SANG MENTARI DI UFUK DARUL ISHLAH
SANG MENTARI DI UFUK DARUL ISHLAH SANG KYAI II - Buya Al Misro, Alumni Pondok Pesantren Al Azhaar, Tahun 2011, Ketua Yayasan dan Pimpinan Pondok Pesantren Misro Arafah Kota Lubuklinggau-KORANLINGGAUPOS.ID-Foto : Dok
Semua santri semakin tertawa lepas di sambut oleh Zawawi sendiri ikut tertawa,
Masya Allah!!! itu suasana yang hanya bisa dirasakan bagi anak yang menempuh pendidikan di pesantren.
Setiap pondok pesantren yang manganut sistem Gontor dan Al-Amien selalu menekankan disiplin pembelajaran yang sangat ketat, wajib berbahasa arab dan inggris, wajib belajar berpidato, wajib berorganinasi kesantrian dan banyak sekali sistem,
yang memberikan dampak positif kepada para santri dan tentunya belajar bertanggung jawab, untuk diri sendiri dan orang lain.

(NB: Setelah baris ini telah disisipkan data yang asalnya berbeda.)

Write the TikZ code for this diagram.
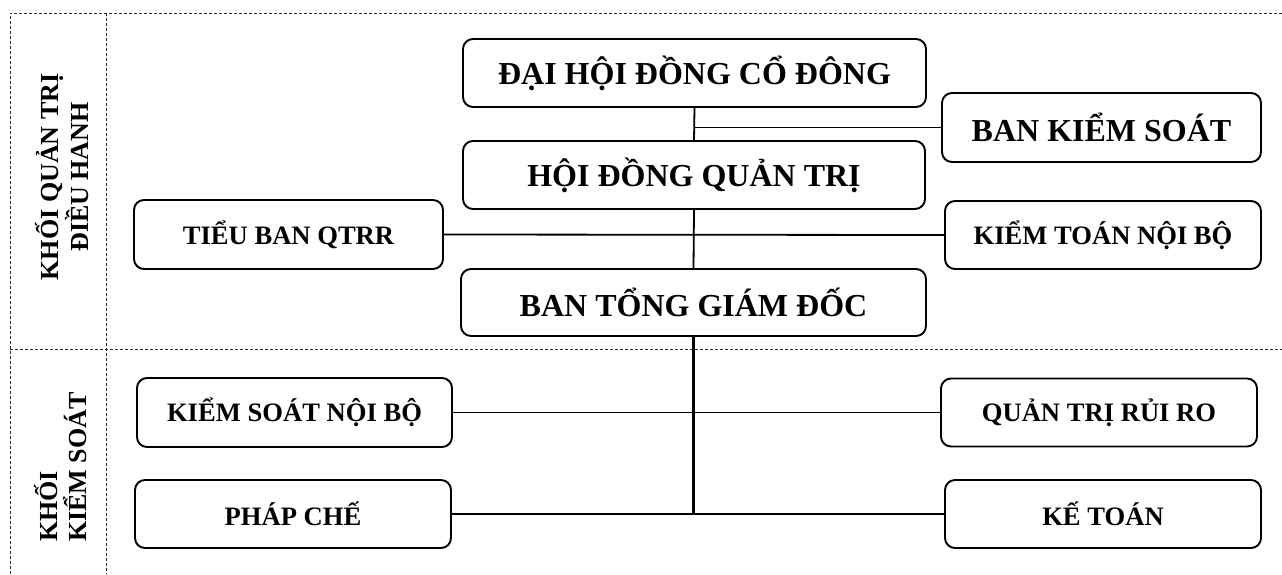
\documentclass[tikz,border=0pt]{standalone}
\usepackage{fontspec}
\setmainfont{Liberation Serif}
\begin{document}
\begin{tikzpicture}[x=1pt,y=-1pt,
  box/.style={draw, line width=1.9pt, rounded corners=10pt, inner sep=0pt, font=\fontsize{32}{38}\selectfont\bfseries},
  sbox/.style={draw, line width=1.9pt, rounded corners=10pt, inner sep=0pt, font=\fontsize{26.6}{32}\selectfont\bfseries},
  conn/.style={line width=1.8pt},
  frame/.style={line width=0.9pt, dash pattern=on 3pt off 2pt, draw=black!85},
  side/.style={rotate=90, font=\fontsize{26}{30}\selectfont\bfseries, inner sep=0pt}]
\useasboundingbox (0,0) rectangle (1282,574);
% dashed frame
\draw[frame] (10,574) -- (10,13) -- (1282,13);
\draw[frame] (106,13) -- (106,574);
\draw[frame] (10,349) -- (1282,349);
% side labels
\node[side, align=center, anchor=base] (lab1) at (88,177) {KHỐI QUẢN TRỊ\\ĐIỀU HANH};
\node[side, align=left, anchor=base west, font=\fontsize{26}{29}\selectfont\bfseries] (lab2) at (86,542) {KHỐI\\KIỂM SOÁT};
% boxes
\node[box, minimum width=463pt, minimum height=68pt] (dh) at (694.5,73) {ĐẠI HỘI ĐỒNG CỔ ĐÔNG};
\node[box, minimum width=319pt, minimum height=69pt] (bks) at (1101.5,127.5) {BAN KIỂM SOÁT};
\node[box, minimum width=462pt, minimum height=68pt] (hd) at (694,175) {HỘI ĐỒNG QUẢN TRỊ};
\node[sbox, minimum width=309pt, minimum height=69pt] (tb) at (288.5,234.5) {TIỂU BAN QTRR};
\node[sbox, minimum width=316pt, minimum height=68pt] (kt1) at (1103,235) {KIỂM TOÁN NỘI BỘ};
\node[box, minimum width=465pt, minimum height=67pt] (bt) at (693.5,302.5) {BAN TỔNG GIÁM ĐỐC};
\node[sbox, minimum width=315pt, minimum height=69pt] (ks) at (294.5,412.5) {KIỂM SOÁT NỘI BỘ};
\node[sbox, minimum width=316pt, minimum height=68pt] (qt) at (1099,412.5) {QUẢN TRỊ RỦI RO};
\node[sbox, minimum width=316pt, minimum height=68pt] (pc) at (293,514) {PHÁP CHẾ};
\node[sbox, minimum width=316pt, minimum height=68pt] (kt) at (1103,514) {KẾ TOÁN};
% connectors
\draw[conn] (dh.south) -- (hd.north);
\draw[conn] (dh.south |- bks.west) -- (bks.west);
\draw[conn] (hd.south) -- (bt.north);
\draw[conn] (tb.east) -- (kt1.west);
\coordinate (bend) at (bt.south |- pc.east);
\draw[line width=2.6pt] (bt.south) -- (bend);
\draw[conn] (ks.east) -- (ks.east -| qt.west);
\draw[conn] (pc.east) -- (kt.west);
\end{tikzpicture}
\end{document}
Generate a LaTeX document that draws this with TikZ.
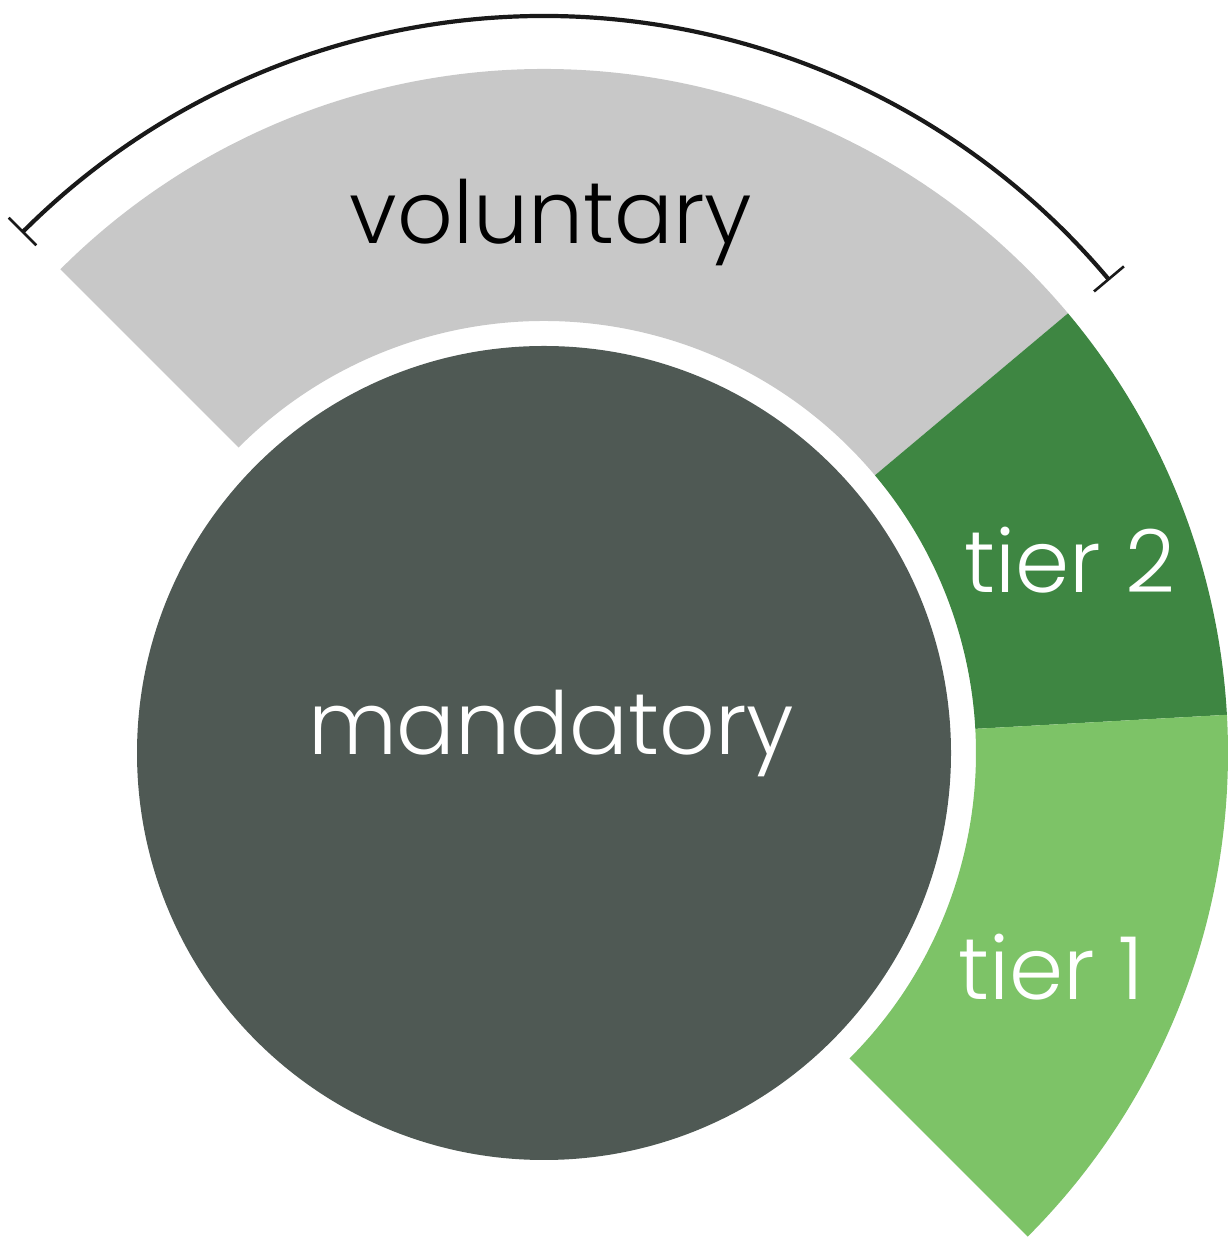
\documentclass[tikz,border=0pt]{standalone}
\usepackage{fontspec}
\IfFontExistsTF{Poppins Light}{\setmainfont{Poppins Light}}{\setmainfont{Poppins}}
\usetikzlibrary{calc}
\definecolor{volgray}{HTML}{C8C8C8}
\definecolor{mandgray}{HTML}{4F5954}
\definecolor{tiertwo}{HTML}{3E8642}
\definecolor{tierone}{HTML}{7DC367}
\tikzset{
  lbl/.style={font=\fontsize{43.5}{52}\selectfont, inner sep=0pt, anchor=base},
  bracket/.style={line width=2.1pt, color=black!90},
  bracketend/.style={line width=1.3pt, color=black!90},
}
\begin{document}
\begin{tikzpicture}[x=0.5pt,y=0.5pt]
\useasboundingbox (0,0) rectangle (1230,1240);
\coordinate (C) at (544,487);
% voluntary sector
\fill[volgray] ($(C)+(40:684)$) arc[start angle=40,end angle=135,radius=684]
  -- ($(C)+(135:432)$) arc[start angle=135,end angle=40,radius=432] -- cycle;
% tier 2
\fill[tiertwo] ($(C)+(3.2:684)$) arc[start angle=3.2,end angle=40,radius=684]
  -- ($(C)+(40:432)$) arc[start angle=40,end angle=3.2,radius=432] -- cycle;
% tier 1
\fill[tierone] ($(C)+(-45:684)$) arc[start angle=-45,end angle=3.2,radius=684]
  -- ($(C)+(3.2:432)$) arc[start angle=3.2,end angle=-45,radius=432] -- cycle;
% mandatory circle
\node[circle, fill=mandgray, minimum size=407pt, inner sep=0pt] (mand) at (C) {};
% bracket
\coordinate (bl) at ($(C)+(135:737)$);
\coordinate (br) at ($(C)+(40:737)$);
\draw[bracket] (br) arc[start angle=40,end angle=135,radius=737];
\draw[bracketend] ($(C)+(135:718)$) -- ($(C)+(135:757)$);
\draw[bracketend] ($(C)+(40:718)$) -- ($(C)+(40:757)$);
% labels
\node[lbl, text=black] (vol) at (551,996) {voluntary};
\node[lbl, text=white] (mandlbl) at (551,485) {mandatory};
\node[lbl, text=white] (t2) at (1070,647) {tier 2};
\node[lbl, text=white] (t1) at (1051,240) {tier 1};
\end{tikzpicture}
\end{document}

Saya merasakan bahwa Darul Ishlah tanpa sosok Kyai Mansuri Adam, hanyalah ruang kosong tanpa properti, dinding kosong tanpa hiasan gambar, gelas kosong tanpa isi,
maka menjadi santri Kyai Mansuri Adam adalah salah satu kebanggaan bagi saya, karena beliau banyak sekali mengubah pola pandang, pemirikan dan wawasan bagi saya pribadi.
Kedekatan saya dengan beliau tidak diragukan lagi, dan saya yakin saksi sejarah membenarkan itu, terkadang kami berdebat, terkadang kami tertawa,
dan terkadang kami bertengkar, seyogyanya ini tak pantas bagi seorang santri berselisih kepada gurunya, tapi inilah sosok sang kyai, beliau bukan hanya memposisikan diri sebagai kyai atau guru.

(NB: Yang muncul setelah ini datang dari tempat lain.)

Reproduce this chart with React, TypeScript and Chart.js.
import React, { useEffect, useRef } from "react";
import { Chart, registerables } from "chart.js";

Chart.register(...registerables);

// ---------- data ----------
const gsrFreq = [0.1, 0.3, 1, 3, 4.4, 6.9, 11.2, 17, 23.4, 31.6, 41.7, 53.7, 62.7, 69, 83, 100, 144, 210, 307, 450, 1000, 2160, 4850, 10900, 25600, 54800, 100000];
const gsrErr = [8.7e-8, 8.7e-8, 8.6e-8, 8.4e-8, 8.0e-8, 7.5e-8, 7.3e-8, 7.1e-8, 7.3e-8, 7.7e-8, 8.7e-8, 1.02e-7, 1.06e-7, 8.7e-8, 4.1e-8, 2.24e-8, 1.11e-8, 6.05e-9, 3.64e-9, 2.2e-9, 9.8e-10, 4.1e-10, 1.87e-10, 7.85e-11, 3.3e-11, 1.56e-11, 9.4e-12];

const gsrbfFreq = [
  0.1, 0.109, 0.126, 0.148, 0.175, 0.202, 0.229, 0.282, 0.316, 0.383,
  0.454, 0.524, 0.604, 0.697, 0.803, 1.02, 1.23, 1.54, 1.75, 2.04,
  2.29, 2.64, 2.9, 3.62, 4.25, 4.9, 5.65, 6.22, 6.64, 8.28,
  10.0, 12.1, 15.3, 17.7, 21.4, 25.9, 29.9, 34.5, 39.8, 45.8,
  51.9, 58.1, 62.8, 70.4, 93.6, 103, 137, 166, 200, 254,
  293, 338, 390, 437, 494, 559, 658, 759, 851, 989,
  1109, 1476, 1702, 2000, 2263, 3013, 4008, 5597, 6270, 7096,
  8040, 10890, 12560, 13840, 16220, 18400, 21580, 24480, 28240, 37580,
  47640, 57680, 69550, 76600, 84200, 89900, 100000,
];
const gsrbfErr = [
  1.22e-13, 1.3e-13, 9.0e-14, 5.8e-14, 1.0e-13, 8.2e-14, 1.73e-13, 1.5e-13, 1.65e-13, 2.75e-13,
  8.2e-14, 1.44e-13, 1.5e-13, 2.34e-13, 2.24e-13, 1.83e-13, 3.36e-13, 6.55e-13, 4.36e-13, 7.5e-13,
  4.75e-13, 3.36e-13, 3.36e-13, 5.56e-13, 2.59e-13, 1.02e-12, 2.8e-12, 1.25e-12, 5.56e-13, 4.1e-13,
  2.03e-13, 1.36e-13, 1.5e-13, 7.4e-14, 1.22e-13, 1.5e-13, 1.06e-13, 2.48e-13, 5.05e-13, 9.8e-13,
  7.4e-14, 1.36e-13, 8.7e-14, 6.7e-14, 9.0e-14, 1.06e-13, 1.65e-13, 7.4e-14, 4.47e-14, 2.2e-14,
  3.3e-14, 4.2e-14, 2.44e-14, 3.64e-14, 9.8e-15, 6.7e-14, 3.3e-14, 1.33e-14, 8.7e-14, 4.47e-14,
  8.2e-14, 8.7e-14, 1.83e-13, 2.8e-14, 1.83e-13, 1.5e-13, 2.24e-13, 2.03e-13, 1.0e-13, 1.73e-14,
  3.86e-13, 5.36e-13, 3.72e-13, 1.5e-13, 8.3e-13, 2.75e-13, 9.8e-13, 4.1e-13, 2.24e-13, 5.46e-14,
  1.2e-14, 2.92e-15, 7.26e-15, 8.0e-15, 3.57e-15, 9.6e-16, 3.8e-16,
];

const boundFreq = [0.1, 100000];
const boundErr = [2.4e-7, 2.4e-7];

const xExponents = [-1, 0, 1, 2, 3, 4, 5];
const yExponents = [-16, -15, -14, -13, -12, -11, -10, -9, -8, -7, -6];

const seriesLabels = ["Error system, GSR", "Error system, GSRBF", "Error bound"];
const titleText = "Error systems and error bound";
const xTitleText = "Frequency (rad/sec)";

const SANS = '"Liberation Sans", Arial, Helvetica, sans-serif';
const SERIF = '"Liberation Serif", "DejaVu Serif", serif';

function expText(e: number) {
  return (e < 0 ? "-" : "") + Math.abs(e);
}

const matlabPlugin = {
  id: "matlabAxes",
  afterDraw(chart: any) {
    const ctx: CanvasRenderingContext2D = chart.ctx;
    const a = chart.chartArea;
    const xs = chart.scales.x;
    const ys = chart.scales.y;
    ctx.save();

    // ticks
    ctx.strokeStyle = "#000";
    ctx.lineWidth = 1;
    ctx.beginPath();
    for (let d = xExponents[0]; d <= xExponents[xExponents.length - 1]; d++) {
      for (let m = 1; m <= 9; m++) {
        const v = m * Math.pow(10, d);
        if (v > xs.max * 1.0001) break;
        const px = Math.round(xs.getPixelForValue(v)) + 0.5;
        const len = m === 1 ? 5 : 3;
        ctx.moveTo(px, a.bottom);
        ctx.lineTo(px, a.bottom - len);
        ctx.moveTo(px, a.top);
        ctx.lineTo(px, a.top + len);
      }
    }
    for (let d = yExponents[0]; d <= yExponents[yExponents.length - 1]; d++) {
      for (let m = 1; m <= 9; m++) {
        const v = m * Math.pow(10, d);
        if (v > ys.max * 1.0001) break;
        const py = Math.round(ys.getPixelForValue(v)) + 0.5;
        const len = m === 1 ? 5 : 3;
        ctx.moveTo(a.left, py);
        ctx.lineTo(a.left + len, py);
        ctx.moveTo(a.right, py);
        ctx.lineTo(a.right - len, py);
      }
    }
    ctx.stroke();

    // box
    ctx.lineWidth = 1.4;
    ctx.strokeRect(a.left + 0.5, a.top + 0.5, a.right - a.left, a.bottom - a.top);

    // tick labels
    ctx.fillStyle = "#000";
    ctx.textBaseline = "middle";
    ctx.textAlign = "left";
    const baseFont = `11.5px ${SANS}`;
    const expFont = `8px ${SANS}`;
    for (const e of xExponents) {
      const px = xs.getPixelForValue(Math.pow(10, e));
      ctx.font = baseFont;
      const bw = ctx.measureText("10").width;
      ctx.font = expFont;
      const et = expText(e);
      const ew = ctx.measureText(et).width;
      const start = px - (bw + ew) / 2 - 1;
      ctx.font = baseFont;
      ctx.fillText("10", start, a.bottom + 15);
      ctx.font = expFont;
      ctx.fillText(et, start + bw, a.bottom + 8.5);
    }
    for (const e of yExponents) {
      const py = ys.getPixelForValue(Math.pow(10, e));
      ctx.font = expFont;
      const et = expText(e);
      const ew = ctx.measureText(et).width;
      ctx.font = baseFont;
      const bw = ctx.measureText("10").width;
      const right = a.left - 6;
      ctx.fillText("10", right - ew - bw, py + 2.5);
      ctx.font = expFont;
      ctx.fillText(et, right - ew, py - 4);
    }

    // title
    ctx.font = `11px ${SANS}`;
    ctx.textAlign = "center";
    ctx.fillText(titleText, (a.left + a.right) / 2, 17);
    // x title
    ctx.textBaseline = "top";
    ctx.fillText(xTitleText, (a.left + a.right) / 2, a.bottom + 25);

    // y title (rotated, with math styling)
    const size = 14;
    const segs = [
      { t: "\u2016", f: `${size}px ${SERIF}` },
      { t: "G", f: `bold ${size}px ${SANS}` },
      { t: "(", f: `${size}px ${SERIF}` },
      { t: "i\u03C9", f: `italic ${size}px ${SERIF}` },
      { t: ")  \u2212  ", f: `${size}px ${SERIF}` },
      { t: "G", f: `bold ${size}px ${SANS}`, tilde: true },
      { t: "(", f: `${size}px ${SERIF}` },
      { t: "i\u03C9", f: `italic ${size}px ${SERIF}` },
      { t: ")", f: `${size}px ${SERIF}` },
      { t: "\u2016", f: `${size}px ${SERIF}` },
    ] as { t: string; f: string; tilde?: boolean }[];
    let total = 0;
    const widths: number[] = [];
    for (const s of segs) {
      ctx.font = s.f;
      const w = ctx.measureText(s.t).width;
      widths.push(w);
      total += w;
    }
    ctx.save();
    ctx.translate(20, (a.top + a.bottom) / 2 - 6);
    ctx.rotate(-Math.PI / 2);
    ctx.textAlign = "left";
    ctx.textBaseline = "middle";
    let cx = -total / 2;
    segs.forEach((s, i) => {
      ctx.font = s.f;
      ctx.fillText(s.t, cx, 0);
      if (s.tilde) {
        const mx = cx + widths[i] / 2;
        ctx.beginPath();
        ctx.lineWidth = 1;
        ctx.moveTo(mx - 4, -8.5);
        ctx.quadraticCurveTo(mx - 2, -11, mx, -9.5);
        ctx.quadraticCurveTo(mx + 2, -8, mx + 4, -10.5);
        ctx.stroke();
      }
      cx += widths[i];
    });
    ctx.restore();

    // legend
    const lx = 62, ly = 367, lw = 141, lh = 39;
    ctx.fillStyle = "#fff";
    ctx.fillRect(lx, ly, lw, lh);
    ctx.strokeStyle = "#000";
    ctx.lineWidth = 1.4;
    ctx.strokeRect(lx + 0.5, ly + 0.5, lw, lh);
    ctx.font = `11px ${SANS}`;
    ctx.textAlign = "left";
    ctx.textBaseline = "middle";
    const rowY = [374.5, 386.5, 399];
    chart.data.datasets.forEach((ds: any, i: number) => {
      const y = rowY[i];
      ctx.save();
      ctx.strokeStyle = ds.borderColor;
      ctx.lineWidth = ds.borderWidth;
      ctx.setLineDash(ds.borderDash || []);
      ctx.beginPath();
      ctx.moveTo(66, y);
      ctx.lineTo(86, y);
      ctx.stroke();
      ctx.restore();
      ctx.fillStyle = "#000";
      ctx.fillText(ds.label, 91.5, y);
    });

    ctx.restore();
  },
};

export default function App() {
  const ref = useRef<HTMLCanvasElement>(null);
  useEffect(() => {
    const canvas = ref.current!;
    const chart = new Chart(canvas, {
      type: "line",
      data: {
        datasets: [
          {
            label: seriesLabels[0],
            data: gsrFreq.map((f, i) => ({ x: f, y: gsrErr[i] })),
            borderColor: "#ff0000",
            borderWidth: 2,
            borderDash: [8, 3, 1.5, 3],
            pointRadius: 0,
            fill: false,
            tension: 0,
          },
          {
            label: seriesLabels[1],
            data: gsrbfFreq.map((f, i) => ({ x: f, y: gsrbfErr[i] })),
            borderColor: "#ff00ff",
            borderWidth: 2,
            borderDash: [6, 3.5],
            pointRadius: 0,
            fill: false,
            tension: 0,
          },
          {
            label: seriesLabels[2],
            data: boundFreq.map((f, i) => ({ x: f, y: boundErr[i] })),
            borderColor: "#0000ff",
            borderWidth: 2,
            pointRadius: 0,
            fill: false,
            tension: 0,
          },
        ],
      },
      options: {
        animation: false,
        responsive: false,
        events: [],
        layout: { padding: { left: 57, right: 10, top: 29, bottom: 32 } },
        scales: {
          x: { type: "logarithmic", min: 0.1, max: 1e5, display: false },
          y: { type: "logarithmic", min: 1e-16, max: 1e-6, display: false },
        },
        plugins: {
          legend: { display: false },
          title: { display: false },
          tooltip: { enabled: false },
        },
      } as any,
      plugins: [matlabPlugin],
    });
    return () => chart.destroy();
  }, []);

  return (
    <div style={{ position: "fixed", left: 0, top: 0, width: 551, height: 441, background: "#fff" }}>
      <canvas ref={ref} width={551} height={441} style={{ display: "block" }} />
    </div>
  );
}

Membuktikan bahwa Kyai Mansuri Adam, memiliki pribadi yang belum pernah saya temukan dari seorang guru,
yang siap berdiskusi ilmiah dan mengambil keputusan dari semua pemikiran dan kalangan dalam perjuangan yang tidak sebentar.
Semua peraturan pondok alhamdulillah tidak pernah saya langgar selama 3 (tiga) bulan berstatus santri baru, dan semua para punggawa pesantren mereka semua mengenal nama saya,
karena kegilaan saya kepada dunia buku, dan dunia baca menjadi saksi bisu asrama papan yang berdekatan dengan dapur santri, keahlian saya dalam bidang pidato dan berceremah juga terhendus sampai kepada Kyai Mansuri Adam,
sehingga hubungan kami semakin intens, beliau selalu memberikan arahan cara dalam penyampaian retorika dan menyusun naska pidato.
Disetiap sudut tempat tidak ada waktu tanpa buku dan membaca, sehingga pribadi saya cukup mengasingkan diri dari para kalangan santri yang lain.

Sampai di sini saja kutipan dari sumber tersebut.